September FED Announcements: Highlights And Recap
Shain Vernier • 2 min read
The United States Federal Reserve (FED) issued their scheduled release a bit earlier today. Ultimately, the Federal Funds Rate is to remain unchanged at 0.00-0.25% and “QE Unlimited” is to roll on. According to the September FED Announcements, the promotion of a COVID-19 economic recovery is the FED’s number one objective.
All in all, the U.S. markets were not surprised by the FED’s lack of action. With only a few hours left in the session, the DJIA DOW (+240), S&P 500 SPX (+14), and NASDAQ (E) are all trending higher since the announcements. It appears that the promotion of more QE and inflation is welcomed policy for risk assets.

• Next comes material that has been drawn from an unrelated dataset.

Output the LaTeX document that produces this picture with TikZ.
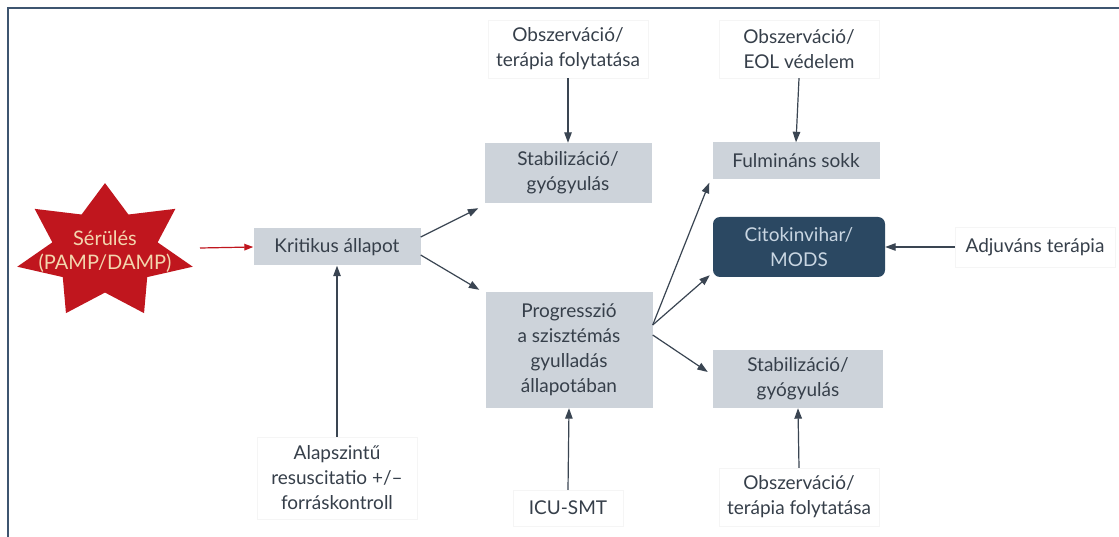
\documentclass[tikz,border=0pt]{standalone}
\usepackage{fontspec}
\setmainfont{Lato}
\usetikzlibrary{arrows.meta}
\definecolor{frameblue}{HTML}{3E5570}
\definecolor{boxgray}{HTML}{CDD3DA}
\definecolor{txtdark}{HTML}{363F4A}
\definecolor{arrowgray}{HTML}{3A4552}
\definecolor{starred}{HTML}{C0161E}
\definecolor{starcream}{HTML}{F3D6AE}
\definecolor{stormblue}{HTML}{2B4862}
\definecolor{stormtext}{HTML}{C9D6E2}
\tikzset{
  base/.style={font=\fontsize{19}{25}\selectfont, text=txtdark, align=center, inner sep=0pt},
  graybox/.style={base, fill=boxgray, minimum width=167pt},
  darkbox/.style={base, fill=stormblue, text=stormtext, rounded corners=7pt, minimum width=172pt, minimum height=60pt},
  whitebox/.style={base, fill=white, draw=black!4, minimum height=44pt},
  flow/.style={draw=arrowgray, line width=1.2pt, -{Triangle[length=10.5pt,width=7.5pt]}},
  redflow/.style={draw=starred, line width=1.2pt, -{Triangle[length=9pt,width=6.5pt]}}
}
\begin{document}
\begin{tikzpicture}[x=1pt,y=-1pt]
\useasboundingbox (0,0) rectangle (1119,537);
\fill[white] (0,0) rectangle (1119,537);
% outer frame (open to the right and bottom)
\draw[frameblue, line width=1.6pt] (8,537) -- (8,8) -- (1119,8);

% seven-pointed star
\fill[starred] plot[samples at={0,...,13}, variable=\k]
  ({105 + 90*(mod(\k,2)==0 ? 1 : 0.6)*cos(90 + \k*360/14)},
   {251.5 - 68.4*(mod(\k,2)==0 ? 1 : 0.6)*sin(90 + \k*360/14)}) -- cycle;
\node[base, text=starcream, font=\fontsize{20}{24}\selectfont] (injury) at (105,252) {Sérülés\\(PAMP/DAMP)};
\coordinate (injuryR) at (200,248);

% gray state boxes
\node[graybox, minimum height=37pt] (crit) at (337,247) {Kritikus állapot};
\node[graybox, minimum height=60pt] (stab1) at (568,173) {Stabilizáció/\\gyógyulás};
\node[graybox, minimum height=116pt] (prog) at (569,350) {Progresszió\\a szisztémás\\gyulladás\\állapotában};
\node[graybox, minimum height=37pt] (fulm) at (796,161) {Fulmináns sokk};
\node[darkbox] (storm) at (799,247) {Citokinvihar/\\MODS};
\node[graybox, minimum width=170pt, minimum height=58pt] (stab2) at (798,379) {Stabilizáció/\\gyógyulás};

% intervention labels
\node[whitebox, minimum width=160pt, minimum height=58pt] (obs1) at (568,49) {Obszerváció/\\terápia folytatása};
\node[whitebox, minimum width=160pt, minimum height=58pt] (obs2) at (799,49) {Obszerváció/\\EOL védelem};
\node[whitebox, minimum width=160pt, minimum height=40pt] (adj) at (1035,247) {Adjuváns terápia};
\node[whitebox, minimum width=160pt, minimum height=82pt] (basic) at (337,478) {Alapszintű\\resuscitatio +/–\\forráskontroll};
\node[whitebox, minimum width=110pt, minimum height=36pt] (icu) at (568,508) {ICU-SMT};
\node[whitebox, minimum width=160pt, minimum height=58pt] (obs3) at (799,497) {Obszerváció/\\terápia folytatása};

% connectors
\draw[redflow] (injuryR) -- (crit.west);
\draw[flow] ([yshift=10pt]crit.east) -- ([xshift=-6pt,yshift=-5pt]stab1.south west);
\draw[flow] ([yshift=-8pt]crit.east) -- ([xshift=-6pt,yshift=2pt]prog.north west);
\draw[flow] (basic.north -| crit.south) -- (crit.south);
\draw[flow] (obs1.south) -- (stab1.north);
\draw[flow] (icu.north) -- (prog.south);
\coordinate (fan) at ([yshift=25pt]prog.east);
\draw[flow] (fan) -- ([xshift=-3pt,yshift=-3pt]fulm.south west);
\draw[flow] (fan) -- ([xshift=-3pt,yshift=2pt]storm.south west);
\draw[flow] ([yshift=15pt]prog.east) -- ([xshift=-5pt,yshift=7pt]stab2.west);
\draw[flow] (obs2.south) -- (fulm.north);
\draw[flow] (adj.west) -- (storm.east);
\draw[flow] (obs3.north) -- (stab2.south);
\end{tikzpicture}
\end{document}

Action on the forex has been chaotic amid the FED Announcements. At this hour (2:15 PM EST), the Greenback is struggling vs the JPY and CAD; gains vs the EUR has been one of the lone bright spots.
FED Announcements: Recap & Highlights
This afternoon’s FED Announcements will be referenced for months as we move deeper into the COVID-19 economic recovery. Being the last FOMC meeting before November’s election, this statement will give us plenty of food-for-thought moving forward. Here’s a quick look at the highlights:
- Rates are to remain near 0% until 2023.
- FOMC members voted 8-2 to hold rates steady. Dissenting votes were from Robert Kaplan and Neel Kashkari.
- U.S. Unemployment is projected to come in at 7.6% for 2020.
- Inflation is expected to lag the new 2% average objective until at least 2023.
- Like in past releases, the FOMC acknowledges the added risks posed by the COVID-19 pandemic.
- The FOMC also states that economic activity and employment have picked up in recent months. Still, both remain below pre-pandemic levels.
Bottom Line: It really doesn’t get much more dovish than today’s FED Announcements. Rates are due to remain flat until at least 2023. Further, the FOMC continues its commitment to using the “full range of tools” to boost economic growth. Add it all up: QE Unlimited will be the presumptive FED policy for years to come.